Warum man ihn in den letzten Zeiten vorzüglich in Florenz zu haben wünschte, war die Vollendung der Laurentianischen Bibliothek und der Sakristei wegen, die beide unfertig und vernachlässigt dastanden. Für die Bibliothek ordnete er dann noch den Bau der Treppe an, die Kapelle gab er auf. Es ist seltsam, wie man überall immer nur für das Neue Sinn hat. Um einen neuen Plan Michelangelos tat man das Äußerste, die Kapelle von San Lorenze aber blieb liegen, und niemand kümmerte sich darum. Die Geistlichen hatten einen Kamin mit offenem Feuer in ihr eingerichtet, und Staub und Asche lag auf den Figuren. Vasari machte einen Plan, wie die noch fehlenden Statuen und Malereien unter die jungen Florentiner Künstler zu verteilen wären, aber es erfolgte nichts. Statt sie vollenden zu lassen, erhob der Herzog sie später zum Versammlungsort der neu errichteten Akademie der schönen Künste, zu deren Ehrendirektor Michelangelo ernannt worden war. Es geschah ein Jahr vor seinem Tode. Kein einziger Künstler von Bedeutung hat diesem Institute etwas zu verdanken, dessen erster Direktor Cosimo selbst war.
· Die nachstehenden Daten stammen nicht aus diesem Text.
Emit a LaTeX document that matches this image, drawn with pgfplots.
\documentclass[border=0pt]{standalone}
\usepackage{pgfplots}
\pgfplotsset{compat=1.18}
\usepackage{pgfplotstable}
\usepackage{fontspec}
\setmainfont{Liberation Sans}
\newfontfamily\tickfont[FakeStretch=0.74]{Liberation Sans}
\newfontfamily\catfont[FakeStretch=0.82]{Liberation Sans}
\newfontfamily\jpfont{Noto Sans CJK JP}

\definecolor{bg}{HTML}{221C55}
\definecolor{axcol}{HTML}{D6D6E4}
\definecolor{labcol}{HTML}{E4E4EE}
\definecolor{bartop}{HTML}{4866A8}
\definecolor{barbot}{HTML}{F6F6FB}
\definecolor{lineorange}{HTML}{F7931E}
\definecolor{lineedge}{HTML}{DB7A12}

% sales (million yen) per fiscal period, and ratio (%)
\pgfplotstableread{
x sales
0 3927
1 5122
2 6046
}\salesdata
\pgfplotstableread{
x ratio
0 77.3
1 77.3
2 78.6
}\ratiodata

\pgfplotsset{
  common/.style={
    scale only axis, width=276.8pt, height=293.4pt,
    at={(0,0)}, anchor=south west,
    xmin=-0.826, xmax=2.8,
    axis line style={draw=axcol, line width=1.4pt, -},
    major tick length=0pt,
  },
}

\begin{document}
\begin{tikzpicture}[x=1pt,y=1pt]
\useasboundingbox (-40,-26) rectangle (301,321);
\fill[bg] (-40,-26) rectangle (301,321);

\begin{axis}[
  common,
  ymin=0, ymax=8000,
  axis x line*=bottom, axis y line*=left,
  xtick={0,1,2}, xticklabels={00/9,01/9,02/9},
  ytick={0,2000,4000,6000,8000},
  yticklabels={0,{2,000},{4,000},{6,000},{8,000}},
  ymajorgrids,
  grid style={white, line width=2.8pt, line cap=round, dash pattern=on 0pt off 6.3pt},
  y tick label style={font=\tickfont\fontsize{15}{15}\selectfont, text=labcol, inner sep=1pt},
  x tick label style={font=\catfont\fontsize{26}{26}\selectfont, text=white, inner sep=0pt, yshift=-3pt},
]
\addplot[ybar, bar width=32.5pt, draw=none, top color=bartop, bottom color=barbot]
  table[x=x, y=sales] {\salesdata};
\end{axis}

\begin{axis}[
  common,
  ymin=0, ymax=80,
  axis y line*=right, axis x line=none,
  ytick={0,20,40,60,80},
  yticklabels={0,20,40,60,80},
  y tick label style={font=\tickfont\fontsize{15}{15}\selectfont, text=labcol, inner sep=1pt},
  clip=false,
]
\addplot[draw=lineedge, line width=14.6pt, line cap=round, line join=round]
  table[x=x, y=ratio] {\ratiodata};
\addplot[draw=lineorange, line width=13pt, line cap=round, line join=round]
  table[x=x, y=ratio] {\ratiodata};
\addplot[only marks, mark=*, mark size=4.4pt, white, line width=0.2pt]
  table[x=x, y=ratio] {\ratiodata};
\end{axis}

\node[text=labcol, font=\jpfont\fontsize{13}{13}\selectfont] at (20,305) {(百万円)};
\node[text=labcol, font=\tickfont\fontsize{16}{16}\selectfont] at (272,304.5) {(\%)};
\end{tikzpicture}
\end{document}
Wenn der alte Lorenzo, als er Bertoldo an die Spitze der Künstlerschule stellte, die unter seinen eigenen Augen arbeitete, sich selbst zu deren erstem Direktor hätte ernennen wollen, würde der bloße Gedanke die Florentiner zum Lachen gebracht haben. Das war jetzt anders. Die Zeiten der Ehrentitel waren gekommen, wo die Fürsten als Halbgötter dastanden, denen der Himmel bei der Geburt schon alle die Gaben mühelos umsonst verlieh, die von ihren Untertanen selbst die außerordentlichsten Geister nicht ohne angestrengte Lebensarbeit zu erwerben imstande waren.
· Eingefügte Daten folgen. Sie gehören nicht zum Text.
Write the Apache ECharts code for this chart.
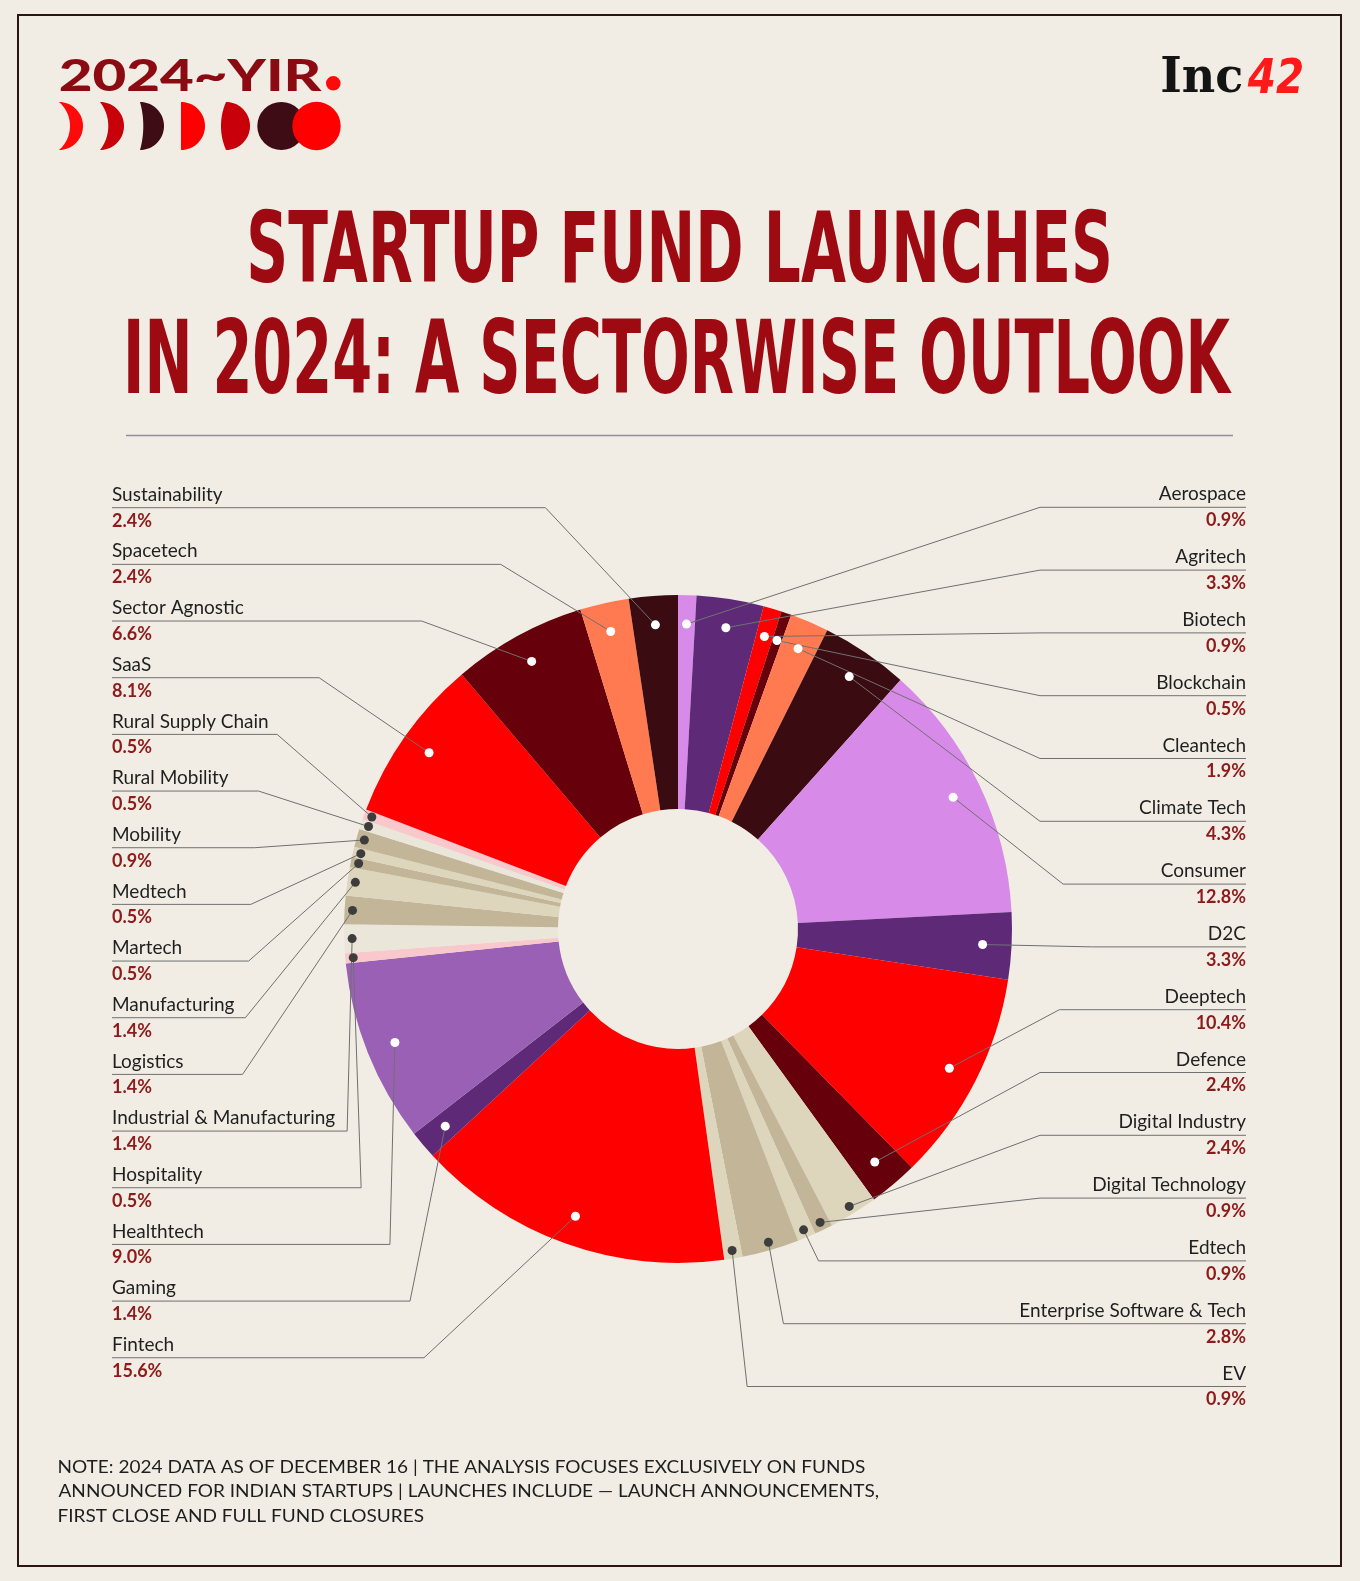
<!DOCTYPE html>
<html>
<head>
<meta charset="utf-8">
<script src="https://cdn.jsdelivr.net/npm/echarts/dist/echarts.min.js"></script>
<style>
html,body{margin:0;padding:0;background:#F1EDE4;}
#chart{width:1360px;height:1581px;}
</style>
</head>
<body>
<div id="chart"></div>
<script>
// ---------------- DATA ----------------
const categories = ['Aerospace','Agritech','Biotech','Blockchain','Cleantech','Climate Tech','Consumer','D2C','Deeptech','Defence','Digital Industry','Digital Technology','Edtech','Enterprise Software & Tech','EV','Fintech','Gaming','Healthtech','Hospitality','Industrial & Manufacturing','Logistics','Manufacturing','Martech','Medtech','Mobility','Rural Mobility','Rural Supply Chain','SaaS','Sector Agnostic','Spacetech','Sustainability'];
const shares = [0.9,3.3,0.9,0.5,1.9,4.3,12.8,3.3,10.4,2.4,2.4,0.9,0.9,2.8,0.9,15.6,1.4,9.0,0.5,1.4,1.4,1.4,0.5,0.5,0.9,0.5,0.5,8.1,6.6,2.4,2.4];
const titleLines = ['STARTUP FUND LAUNCHES','IN 2024: A SECTORWISE OUTLOOK'];
const noteLines = ['NOTE: 2024 DATA AS OF DECEMBER 16 | THE ANALYSIS FOCUSES EXCLUSIVELY ON FUNDS','ANNOUNCED FOR INDIAN STARTUPS | LAUNCHES INCLUDE \u2014 LAUNCH ANNOUNCEMENTS,','FIRST CLOSE AND FULL FUND CLOSURES'];

// ---------------- STYLE ----------------
const PAL = {
  violet:'#D78AE8', purple:'#5E2A78', red:'#FE0000', maroon:'#66000A', orange:'#FF7A50',
  darkest:'#3A0B10', mauve:'#9A60B5', pink:'#F8C8CC', beige:'#DDD6BC', tan:'#C2B598', offwhite:'#EBE6DA'
};
const sliceTones = ['violet','purple','red','maroon','orange','darkest','violet','purple','red','maroon','beige','tan','beige','tan','beige','red','purple','mauve','pink','offwhite','tan','beige','tan','beige','tan','offwhite','pink','red','maroon','orange','darkest'];
const LIGHT = {pink:1, beige:1, tan:1, offwhite:1};
const BG = '#F1EDE4';
const CX = 678, CY = 929, R_IN = 120, R_OUT = 334;
const LEFT_X = 112, RIGHT_X = 1246;
const LEFT_TOP = 507.7, LEFT_STEP = 56.67, RIGHT_TOP = 507.3, RIGHT_STEP = 62.8;
const NAME_FONT_FAMILY = 'Lato, "Noto Sans", sans-serif';
const LINE_COLOR = '#707070';

// ---------------- MEASURE HELPERS ----------------
const mctx = document.createElement('canvas').getContext('2d');
function measure(text, font, align) {
  mctx.font = font; mctx.textBaseline = 'middle'; mctx.textAlign = align || 'left';
  const m = mctx.measureText(text);
  return {w: m.actualBoundingBoxLeft + m.actualBoundingBoxRight, left: m.actualBoundingBoxLeft,
          right: m.actualBoundingBoxRight, asc: m.actualBoundingBoxAscent, desc: m.actualBoundingBoxDescent};
}
function fitText(text, o) {
  const align = o.align || 'left';
  const m = measure(text, o.font, align);
  const sx = o.inkW ? o.inkW / m.w : (o.sx || 1);
  const sy = o.capH ? o.capH / (m.asc + m.desc) : (o.sy || 1);
  let x;
  if (align === 'center') x = o.x - sx * (m.right - m.left) / 2;
  else x = o.x + sx * m.left;
  const y = o.capCY - sy * (m.desc - m.asc) / 2;
  return {
    type: 'text', x: x, y: y, scaleX: sx, scaleY: sy, originX: 0, originY: 0, silent: true, z: 10,
    style: {text: text, font: o.font, fill: o.fill, align: align, verticalAlign: 'middle',
            textAlign: align, textVerticalAlign: 'middle', stroke: o.stroke || null, lineWidth: o.lineWidth || 0}
  };
}
function moon(xT, R2, dir, fill) {
  const pts = [], cy = 126, r = 24, n = 40;
  for (let k = 0; k <= n; k++) { const a = -Math.PI / 2 + Math.PI * k / n; pts.push([xT + r * Math.cos(a), cy + r * Math.sin(a)]); }
  if (dir !== 0) {
    const phi = Math.asin(r / R2), c2 = xT - dir * Math.sqrt(R2 * R2 - r * r);
    for (let k = 0; k <= n; k++) {
      const b = dir > 0 ? phi - 2 * phi * k / n : Math.PI - phi + 2 * phi * k / n;
      pts.push([c2 + R2 * Math.cos(b), cy + R2 * Math.sin(b)]);
    }
  }
  return {type: 'polygon', silent: true, shape: {points: pts}, style: {fill: fill}};
}

const NAME_FS = Math.round(19 * 225 / measure('Industrial & Manufacturing', '19px ' + NAME_FONT_FAMILY).w * 2) / 2;
const NAME_FONT = NAME_FS + 'px ' + NAME_FONT_FAMILY;

// ---------------- GEOMETRY FROM DATA ----------------
const total = shares.reduce((a, b) => a + b, 0);
let acc = 0;
const mids = shares.map(v => { const m = acc + v / 2; acc += v; return m; });
const dotR = sliceTones.map(t => LIGHT[t] ? 326 : 305);
const dotColor = sliceTones.map(t => LIGHT[t] ? '#3d3d3d' : '#ffffff');
const dots = mids.map((m, i) => {
  const th = m / total * Math.PI * 2;
  return {x: CX + dotR[i] * Math.sin(th), y: CY - dotR[i] * Math.cos(th)};
});
const isRight = mids.map(m => m / total < 0.5);
const rightIdx = [], leftIdx = [];
categories.forEach((c, i) => { if (isRight[i]) rightIdx.push(i); else leftIdx.unshift(i); });
const nameW = categories.map(c => measure(c, NAME_FONT).w);

const lay = [];
(function () {
  let prevV = Infinity;
  rightIdx.forEach((i, k) => {
    const ly = RIGHT_TOP + k * RIGHT_STEP, d = dots[i];
    let bx, vert = false;
    if (d.y > CY + 200 && ly > d.y + 20) { bx = Math.min(d.x + 15, prevV - 14); vert = true; }
    else bx = Math.max(d.x + 110, 1040);
    bx = Math.min(bx, RIGHT_X - nameW[i] - 10);
    if (vert) prevV = bx;
    lay[i] = {x: RIGHT_X, y: ly, align: 'right', bend: [bx, ly], end: [RIGHT_X, ly]};
  });
  prevV = -Infinity;
  leftIdx.forEach((i, k) => {
    const ly = LEFT_TOP + k * LEFT_STEP, d = dots[i];
    let bx, vert = false;
    if (ly - d.y > 170 || d.y > CY + 180) { bx = Math.max(Math.min(d.x - 5, 410), prevV + 14); vert = true; }
    else bx = d.x - 110;
    bx = Math.max(bx, LEFT_X + nameW[i] + 10);
    if (vert) prevV = bx;
    lay[i] = {x: LEFT_X, y: ly, align: 'left', bend: [bx, ly], end: [LEFT_X, ly]};
  });
})();

// ---------------- GRAPHICS (header, title, notes) ----------------
const TITLE_FONT = 'bold 104px "Liberation Sans Narrow", "DejaVu Sans Condensed", Roboto, sans-serif';
const TITLE_COLOR = '#9E0A12';
const graphics = [
  {type: 'rect', silent: true, shape: {x: 18, y: 15, width: 1323, height: 1551},
   style: {fill: 'none', stroke: '#2c1515', lineWidth: 2}},
  {type: 'line', silent: true, shape: {x1: 126, y1: 435.5, x2: 1233, y2: 435.5},
   style: {stroke: '#9b8a9d', lineWidth: 1.5}},
  fitText('2024~YIR', {font: '900 44px Lato, sans-serif', fill: '#8C0A12', x: 60, capCY: 74.5, inkW: 262, capH: 32}),
  {type: 'circle', silent: true, shape: {cx: 333.3, cy: 83.3, r: 7.3}, style: {fill: '#FF0A0A'}},
  moon(59, 31.7, 1, '#FF0A0A'),
  moon(100, 38.9, 1, '#C8000A'),
  moon(140, 89, 1, '#3D0C14'),
  moon(181, 0, 0, '#FF0000'),
  moon(226, 60, -1, '#C8000A'),
  {type: 'circle', silent: true, shape: {cx: 281.3, cy: 126, r: 24}, style: {fill: '#3D0C14'}},
  {type: 'circle', silent: true, shape: {cx: 316.5, cy: 126, r: 24.2}, style: {fill: '#FF0000'}},
  fitText('Inc', {font: 'bold 50px "DejaVu Serif", serif', fill: '#141414', x: 1162, capCY: 74.7, inkW: 80, capH: 37}),
  fitText('42', {font: 'bold italic 50px "DejaVu Sans", sans-serif', fill: '#FF1A1A', x: 1247, capCY: 74.7, inkW: 55, capH: 36}),
  fitText(titleLines[0], {font: TITLE_FONT, fill: TITLE_COLOR, align: 'center', x: 679.5, capCY: 245, inkW: 859, capH: 75}),
  fitText(titleLines[1], {font: TITLE_FONT, fill: TITLE_COLOR, align: 'center', x: 680, capCY: 355, inkW: 1104, capH: 77})
];
(function () {
  const nf = '18px Lato, sans-serif';
  const sx = 806 / measure(noteLines[0], nf).w;
  const ys = [1467, 1491, 1515];
  noteLines.forEach((t, i) => graphics.push(fitText(t, {font: nf, fill: '#1e1e1e', x: 58.5, capCY: ys[i], sx: sx, sy: 1})));
})();

// ---------------- CHART ----------------
const markerData = mids.map((m, i) => [dotR[i], m, i]);
const chart = echarts.init(document.getElementById('chart'), null, {renderer: 'canvas', width: 1360, height: 1581});
chart.setOption({
  backgroundColor: BG,
  animation: false,
  polar: {center: [CX, CY], radius: R_OUT},
  angleAxis: {type: 'value', min: 0, max: total, startAngle: 90, clockwise: true, show: false},
  radiusAxis: {type: 'value', min: 0, max: R_OUT, show: false},
  graphic: {elements: graphics},
  series: [
    {
      type: 'pie',
      center: [CX, CY],
      radius: [R_IN, R_OUT],
      startAngle: 90,
      clockwise: true,
      avoidLabelOverlap: false,
      silent: true,
      z: 2,
      emphasis: {disabled: true},
      itemStyle: {borderWidth: 0},
      data: categories.map((c, i) => ({name: c, value: shares[i], itemStyle: {color: PAL[sliceTones[i]]}})),
      label: {
        show: true,
        position: 'outside',
        overflow: 'none',
        formatter: p => '{n|' + p.name + '}\n{p|' + shares[p.dataIndex].toFixed(1) + '%}',
        rich: {
          n: {fontFamily: NAME_FONT_FAMILY, fontSize: NAME_FS, color: '#1f1f1f', lineHeight: 26},
          p: {fontFamily: NAME_FONT_FAMILY, fontSize: 18, fontWeight: 'bold', color: '#8E1B1B', lineHeight: 26}
        }
      },
      labelLine: {show: false},
      labelLayout: p => {
        const L = lay[p.dataIndex];
        return {x: L.x, y: L.y, align: L.align, verticalAlign: 'middle'};
      }
    },
    {
      // leader lines: start at the marker position in the polar system, end under the label
      type: 'custom',
      coordinateSystem: 'polar',
      silent: true,
      clip: false,
      z: 5,
      data: markerData,
      renderItem: (params, api) => {
        const i = api.value(2);
        const p = api.coord([api.value(0), api.value(1)]);
        const L = lay[i];
        return {type: 'polyline', shape: {points: [p, L.bend, L.end]},
                style: {stroke: LINE_COLOR, lineWidth: 1, fill: null}};
      }
    },
    {
      type: 'custom',
      coordinateSystem: 'polar',
      silent: true,
      clip: false,
      z: 10,
      data: markerData,
      renderItem: (params, api) => {
        const i = api.value(2);
        const p = api.coord([api.value(0), api.value(1)]);
        return {type: 'circle', shape: {cx: p[0], cy: p[1], r: 4.5}, style: {fill: dotColor[i]}};
      }
    }
  ]
});
</script>
</body>
</html>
Nur einer in Florenz, der, so niedrig er neben Michelangelo als Kraft steht, so hoch im Vergleiche zu den anderen durch die Originalität erscheint, mit der er arbeitete und sich sein Schicksal selber bereitete: Benvenuto Cellini, hat damals dort Werke hervorgebracht, die nach denen Michelangelos eigenes Dasein besitzen. Sein Perseus unter der Loggia dei Lanci, schräg gegenüber dem David am Tore des Palastes, ist die einzige Statue jener Zeit vielleicht, die frei vom Einflusse Michelangelos geschaffen wurde. Cellini ist eine kraftvoll unabhängige Natur gewesen und sein Perseus eine prachtvolle Arbeit. Man braucht nur den Stil, in dem er sein Leben geschrieben hat, mit der Schreibart Vasaris zu vergleichen, um zu fühlen, wie weit er diesen überragte. Michelangelo hielt große Stücke auf ihn. Er sah in Rom die Büste, die Cellini von Bindo Altoviti gemacht, und schrieb ihm einen ehrenvoll anerkennenden Brief darüber. Sie steht heute noch in dem der Familie gehörigen Palaste, wurde mir aber nicht gezeigt; die Büste des Herzogs jedoch, die in Bargello steht, läßt erkennen, wie Cellini dergleichen arbeitete. Streng an die Natur sich haltend im einzelnen, scharf sie wiedergebend und dennoch den Gesamteindruck über die Details stellend, hat er ein Meisterstück in ihr geliefert. Er war tätig in allen Künsten, die Malerei ausgenommen. Er schnitt die schönsten Stempel für Münzen, fertigte Schmuck, Panzer und Degenklingen und zugleich kolossale Statuen an, wenn sie begehrt wurden, und wußte, wenn die Zeiten auch das verlangten, als Architekt zu dienen. Im Kriege gegen Strozzi hatte ihm der Herzog eines der Tore von Florenz zuerteilt und war zufrieden mit seinen Leistungen als Kriegsbaumeister. Und dennoch, gerade wenn man einen solchen Mann mit Michelangelo vergleicht, tritt die Kluft zutage, die beide trennte. Cellini kräftig und genial darauf losarbeitend, aber ohne Plan, ohne Drang zu geistiger Höhe, ohne eine Ahnung des Einflusses, den Dante auf die Seele eines Künstlers ausüben kann, während Michelangelos Werke, um wieder die Worte der Vittoria Colonna zu brauchen, alle zusammen nur wie ein einziges dastehen.